**YOUR TASK**
Search the records for "this". Copy every line where it appears.

**SOURCE MATERIAL**
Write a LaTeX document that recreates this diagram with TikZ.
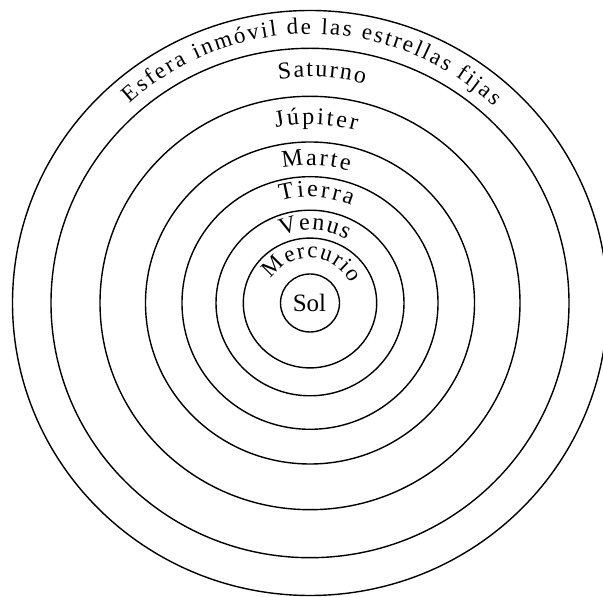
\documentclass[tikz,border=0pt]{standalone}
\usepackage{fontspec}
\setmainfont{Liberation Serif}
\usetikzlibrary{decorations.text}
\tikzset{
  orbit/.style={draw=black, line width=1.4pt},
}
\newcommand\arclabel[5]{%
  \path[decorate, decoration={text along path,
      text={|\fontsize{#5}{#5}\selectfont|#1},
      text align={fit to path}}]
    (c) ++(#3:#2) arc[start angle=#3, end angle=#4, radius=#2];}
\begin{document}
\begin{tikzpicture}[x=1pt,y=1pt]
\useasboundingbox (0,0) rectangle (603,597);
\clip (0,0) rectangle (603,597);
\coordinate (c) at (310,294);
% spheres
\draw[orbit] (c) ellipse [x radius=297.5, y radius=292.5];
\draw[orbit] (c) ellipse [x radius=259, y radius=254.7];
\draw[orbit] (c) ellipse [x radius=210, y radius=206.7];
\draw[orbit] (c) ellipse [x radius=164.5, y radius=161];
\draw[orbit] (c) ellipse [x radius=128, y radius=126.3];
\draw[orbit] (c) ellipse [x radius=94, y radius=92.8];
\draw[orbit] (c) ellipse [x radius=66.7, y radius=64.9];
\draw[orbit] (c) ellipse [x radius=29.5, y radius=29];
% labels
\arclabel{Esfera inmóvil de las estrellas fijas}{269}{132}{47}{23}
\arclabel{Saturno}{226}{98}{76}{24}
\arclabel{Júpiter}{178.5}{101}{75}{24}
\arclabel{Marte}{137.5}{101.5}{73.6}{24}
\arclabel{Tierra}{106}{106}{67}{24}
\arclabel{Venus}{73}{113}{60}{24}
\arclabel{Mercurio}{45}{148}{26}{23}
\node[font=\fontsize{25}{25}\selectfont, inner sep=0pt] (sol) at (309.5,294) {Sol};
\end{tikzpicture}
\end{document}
--
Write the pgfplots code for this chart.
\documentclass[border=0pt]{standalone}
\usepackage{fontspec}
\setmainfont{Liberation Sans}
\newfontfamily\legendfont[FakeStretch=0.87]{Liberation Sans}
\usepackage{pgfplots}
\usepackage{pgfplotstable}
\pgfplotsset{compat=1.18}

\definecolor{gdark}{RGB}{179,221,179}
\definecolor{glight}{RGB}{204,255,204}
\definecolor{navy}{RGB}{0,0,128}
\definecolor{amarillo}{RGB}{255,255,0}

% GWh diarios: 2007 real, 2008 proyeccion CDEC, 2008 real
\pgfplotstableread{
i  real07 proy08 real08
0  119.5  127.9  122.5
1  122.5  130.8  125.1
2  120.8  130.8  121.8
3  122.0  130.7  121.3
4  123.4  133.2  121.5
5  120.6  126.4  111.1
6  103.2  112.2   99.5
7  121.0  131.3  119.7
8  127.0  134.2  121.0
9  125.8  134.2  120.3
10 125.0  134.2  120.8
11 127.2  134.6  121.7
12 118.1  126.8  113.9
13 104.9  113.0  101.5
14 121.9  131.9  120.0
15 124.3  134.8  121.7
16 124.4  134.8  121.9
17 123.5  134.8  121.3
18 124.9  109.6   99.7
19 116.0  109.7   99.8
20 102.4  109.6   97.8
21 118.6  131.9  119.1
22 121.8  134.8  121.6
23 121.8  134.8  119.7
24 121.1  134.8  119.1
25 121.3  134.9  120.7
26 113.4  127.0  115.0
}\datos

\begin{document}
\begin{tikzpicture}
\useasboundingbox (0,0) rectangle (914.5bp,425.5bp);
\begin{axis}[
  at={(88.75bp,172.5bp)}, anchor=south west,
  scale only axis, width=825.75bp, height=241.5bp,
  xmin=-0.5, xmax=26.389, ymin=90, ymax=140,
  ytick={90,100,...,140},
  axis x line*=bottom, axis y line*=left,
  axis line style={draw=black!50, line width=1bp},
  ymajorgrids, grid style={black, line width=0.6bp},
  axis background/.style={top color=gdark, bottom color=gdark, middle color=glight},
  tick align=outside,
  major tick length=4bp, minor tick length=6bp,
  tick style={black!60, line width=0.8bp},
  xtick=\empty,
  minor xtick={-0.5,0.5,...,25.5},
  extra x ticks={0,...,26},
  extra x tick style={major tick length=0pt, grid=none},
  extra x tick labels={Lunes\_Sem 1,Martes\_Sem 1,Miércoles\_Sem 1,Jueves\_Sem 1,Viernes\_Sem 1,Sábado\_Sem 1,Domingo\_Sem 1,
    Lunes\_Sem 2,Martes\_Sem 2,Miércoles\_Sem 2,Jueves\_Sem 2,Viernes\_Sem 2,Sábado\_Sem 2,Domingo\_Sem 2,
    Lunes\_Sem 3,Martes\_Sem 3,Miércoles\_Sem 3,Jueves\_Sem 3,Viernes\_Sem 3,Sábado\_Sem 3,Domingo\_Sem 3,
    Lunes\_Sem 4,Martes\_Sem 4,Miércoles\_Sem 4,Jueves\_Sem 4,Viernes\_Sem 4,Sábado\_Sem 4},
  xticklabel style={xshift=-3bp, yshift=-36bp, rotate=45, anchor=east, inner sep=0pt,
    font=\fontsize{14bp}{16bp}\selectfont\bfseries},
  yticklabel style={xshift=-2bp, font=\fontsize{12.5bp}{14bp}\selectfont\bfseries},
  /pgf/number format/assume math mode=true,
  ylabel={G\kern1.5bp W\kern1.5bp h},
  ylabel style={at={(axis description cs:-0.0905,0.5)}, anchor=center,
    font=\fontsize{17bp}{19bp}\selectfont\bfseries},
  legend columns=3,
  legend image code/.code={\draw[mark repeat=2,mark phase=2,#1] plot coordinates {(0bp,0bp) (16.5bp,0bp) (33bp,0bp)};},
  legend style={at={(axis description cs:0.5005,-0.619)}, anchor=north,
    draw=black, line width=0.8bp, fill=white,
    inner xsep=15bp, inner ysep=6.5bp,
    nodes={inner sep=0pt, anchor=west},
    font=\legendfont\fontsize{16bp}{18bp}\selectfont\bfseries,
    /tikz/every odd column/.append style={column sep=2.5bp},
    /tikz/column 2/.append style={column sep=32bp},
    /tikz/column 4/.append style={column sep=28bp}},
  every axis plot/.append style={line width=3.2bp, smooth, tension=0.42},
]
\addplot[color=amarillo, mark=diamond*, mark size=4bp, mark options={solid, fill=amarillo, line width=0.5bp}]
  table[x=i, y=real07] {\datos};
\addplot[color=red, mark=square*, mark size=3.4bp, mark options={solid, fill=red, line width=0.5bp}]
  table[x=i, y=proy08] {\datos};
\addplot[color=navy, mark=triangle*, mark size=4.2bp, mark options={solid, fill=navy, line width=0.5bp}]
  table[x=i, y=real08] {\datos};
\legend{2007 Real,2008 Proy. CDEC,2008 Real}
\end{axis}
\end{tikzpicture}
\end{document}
--
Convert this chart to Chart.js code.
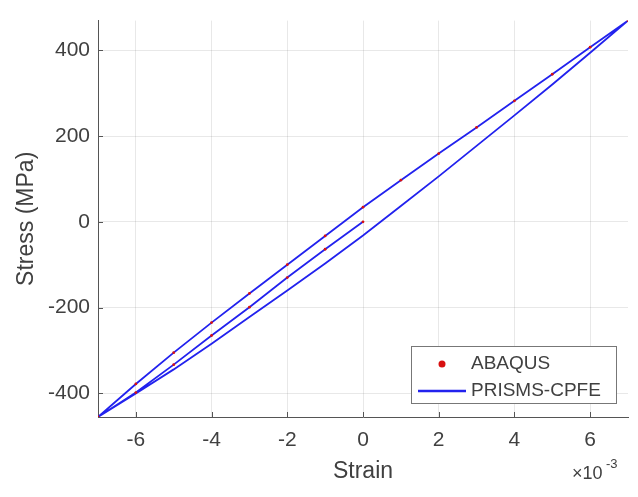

**FINISHED EXERCISE**
Write a LaTeX document that recreates this diagram with TikZ.
Write the pgfplots code for this chart.
Convert this chart to Chart.js code.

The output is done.